Friday, July 15, 2016

Blast from the Past: Hermits Weren’t the Only Ones in the Woods

I’ll be playing, er I mean learning and networking at the Romance Writers of America annual conference this week, but I promise to come back with lots of good insights to share. In the meantime, enjoy this post, updated slightly from when it was originally published in August 2011.

Contrived rustic landscapes were only one way nineteenth century young ladies and gentlemen discovered nature. The period saw a rise in the appreciation of natural beauty for beauty’s sake. Where once the pockets of wilderness around England had been seen by the fashionable as backward hamlets in their otherwise civilized isle, now they saw the lofty peaks, verdant valleys, and thundering freshets worthy to visit, to view, and to capture in word and drawing. And one of the most popular areas to appreciate nature, then and now, was the Lake District.

The Lake District boasts a collection of rocky mountains, deep clear lakes, and crystal streams found nowhere else in England. It had already achieved some popularity with the more outdoorsy types who enjoyed walking along the paths and shores. However, when the romantic poet William Wordsworth authored a Guide through the District of the Lakes (anonymously in 1810 and under his own name in 1820), even those usually content with indoor pursuits took notice.



Wordsworth had been born and went to school in the Lake District, and his time away from it only made him appreciate it further. He wrote some of his most famous poems while at Dove Cottage in Grasmere with his sister Dorothy and spent much of his married life in a house in Rydal. His love of the area glowed in his guide.
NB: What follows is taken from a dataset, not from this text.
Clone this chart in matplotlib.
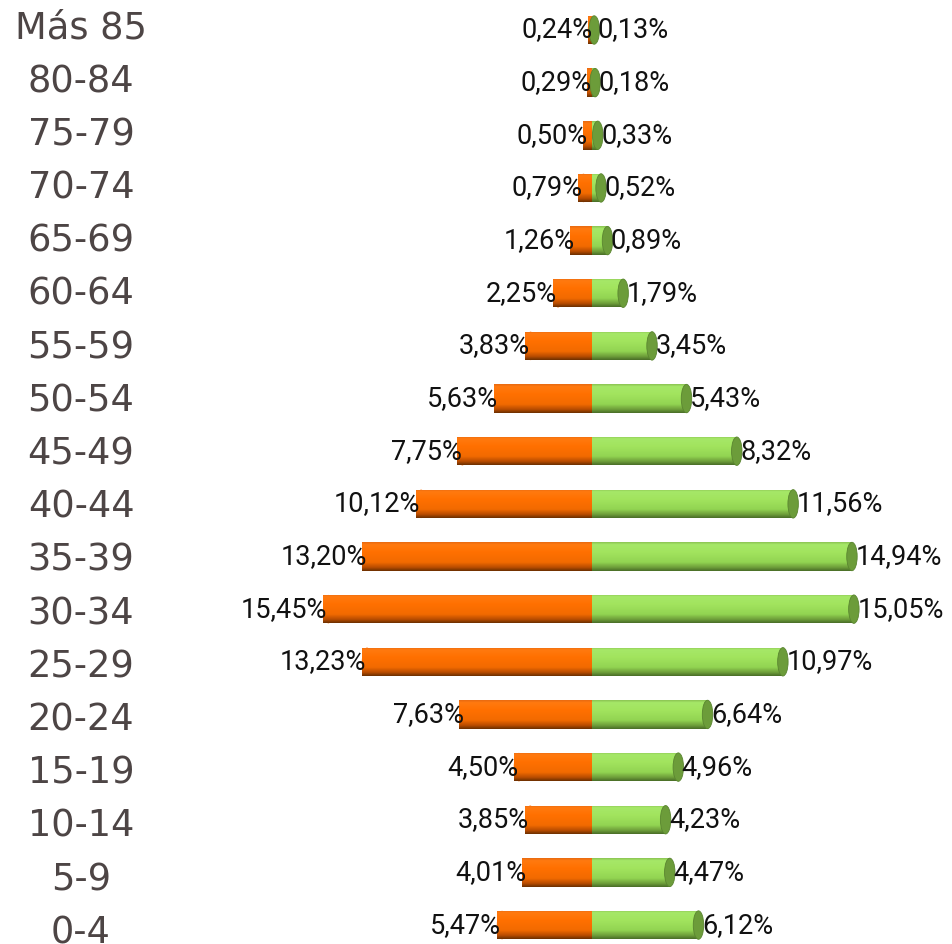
import matplotlib
matplotlib.use("Agg")
import matplotlib.pyplot as plt
import numpy as np
from matplotlib.colors import LinearSegmentedColormap
from matplotlib.patches import Ellipse

categories = ["Más 85", "80-84", "75-79", "70-74", "65-69", "60-64", "55-59", "50-54",
              "45-49", "40-44", "35-39", "30-34", "25-29", "20-24", "15-19", "10-14",
              "5-9", "0-4"]
left_vals = [0.24, 0.29, 0.50, 0.79, 1.26, 2.25, 3.83, 5.63, 7.75, 10.12, 13.20, 15.45,
             13.23, 7.63, 4.50, 3.85, 4.01, 5.47]
right_vals = [0.13, 0.18, 0.33, 0.52, 0.89, 1.79, 3.45, 5.43, 8.32, 11.56, 14.94, 15.05,
              10.97, 6.64, 4.96, 4.23, 4.47, 6.12]
left_labels = ["0,24%", "0,29%", "0,50%", "0,79%", "1,26%", "2,25%", "3,83%", "5,63%",
               "7,75%", "10,12%", "13,20%", "15,45%", "13,23%", "7,63%", "4,50%", "3,85%",
               "4,01%", "5,47%"]
right_labels = ["0,13%", "0,18%", "0,33%", "0,52%", "0,89%", "1,79%", "3,45%", "5,43%",
                "8,32%", "11,56%", "14,94%", "15,05%", "10,97%", "6,64%", "4,96%", "4,23%",
                "4,47%", "6,12%"]

W, H = 952, 944
fig = plt.figure(figsize=(W / 100, H / 100), dpi=100)
ax = fig.add_axes([0, 0, 1, 1])
ax.set_axis_off()

center_px = 592.0
scale = 17.4  # px per percent
row0_px = 30.0
row_step = 52.65
xmin = -center_px / scale
xmax = (W - center_px) / scale
ytop = -row0_px / row_step
ybot = (H - row0_px) / row_step

bar_h = 0.54
y = np.arange(len(categories))

orange_cmap = LinearSegmentedColormap.from_list(
    "or", [(0.0, "#e86a10"), (0.08, "#ff7a10"), (0.35, "#ff7000"), (0.7, "#f26a00"),
           (0.88, "#b84c00"), (1.0, "#6e3000")])
green_cmap = LinearSegmentedColormap.from_list(
    "gr", [(0.0, "#8cc454"), (0.08, "#a6e868"), (0.35, "#a2e45e"), (0.7, "#92d452"),
           (0.88, "#6e9e3a"), (1.0, "#4a6e28")])
grad = np.linspace(0, 1, 64).reshape(-1, 1)

lbars = ax.barh(y, [-v for v in left_vals], height=bar_h, color="#ff7000", linewidth=0)
rbars = ax.barh(y, right_vals, height=bar_h, color="#9be35a", linewidth=0)

for bars, cmap in ((lbars, orange_cmap), (rbars, green_cmap)):
    for b in bars:
        x0, yb = b.get_x(), b.get_y()
        w, h = b.get_width(), b.get_height()
        xa, xb = min(x0, x0 + w), max(x0, x0 + w)
        im = ax.imshow(grad, cmap=cmap, aspect="auto", origin="upper",
                       extent=(xa, xb, yb + h, yb), interpolation="bilinear", zorder=2)
        im.set_clip_path(b)

cap_w = 0.6
for yi, v in zip(y, right_vals):
    ax.add_patch(Ellipse((v, yi), width=cap_w, height=bar_h, facecolor="#6c9c3a",
                         edgecolor="#5a8530", linewidth=0.6, zorder=3))
for yi, v in zip(y, left_vals):
    ax.add_patch(Ellipse((-v + cap_w / 2, yi), width=cap_w, height=bar_h,
                         facecolor="#ff7000", linewidth=0, zorder=1))

val_font = dict(family=["Roboto", "DejaVu Sans"], fontsize=19.5, color="#111111")
for yi, v, s in zip(y, left_vals, left_labels):
    ax.text(-v + 0.25, yi, s, ha="right", va="center", zorder=5, **val_font)
for yi, v, s in zip(y, right_vals, right_labels):
    ax.text(v + 0.2, yi, s, ha="left", va="center", zorder=5, **val_font)

label_x = (81 - center_px) / scale
for yi, c in zip(y, categories):
    ax.text(label_x, yi - 0.03 + yi * 0.0105, c, ha="center", va="center",
            fontsize=26.5, color="#4d4545", family="DejaVu Sans")

ax.set_xlim(xmin, xmax)
ax.set_ylim(ybot, ytop)
ax.set_autoscale_on(False)

fig.savefig("out.png", dpi=100)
Take this from early in the piece:

“When the sun is setting in summer far to the north-west, it is seen by the spectator on the shores or breast of Winandermere, resting among the summits of the loftiest mountains, some of which may be half or wholly hidden by clouds, or by the blaze of light which the orb diffuses around it; and the surface of the lake will reflect correspondent colors through every variety of beauty, and through all degrees of splendor.”

Kind of makes you want to go there, doesn’t it? His words certainly had that affect on the gentry and aristocracy of nineteenth century England, many of whom built summer homes along the lakes and streams.

Growing up as I did near the mountains and seas of the Pacific Northwest, and having returned to live there now, I feel a particular affinity for the Lake District. I have set several of my Regency romances there, including portions of The Marquis’s Kiss, An Honorable Gentleman, and the Everard Legacy series. 

Now you know another entry on my ever-growing bucket list of places to visit in England!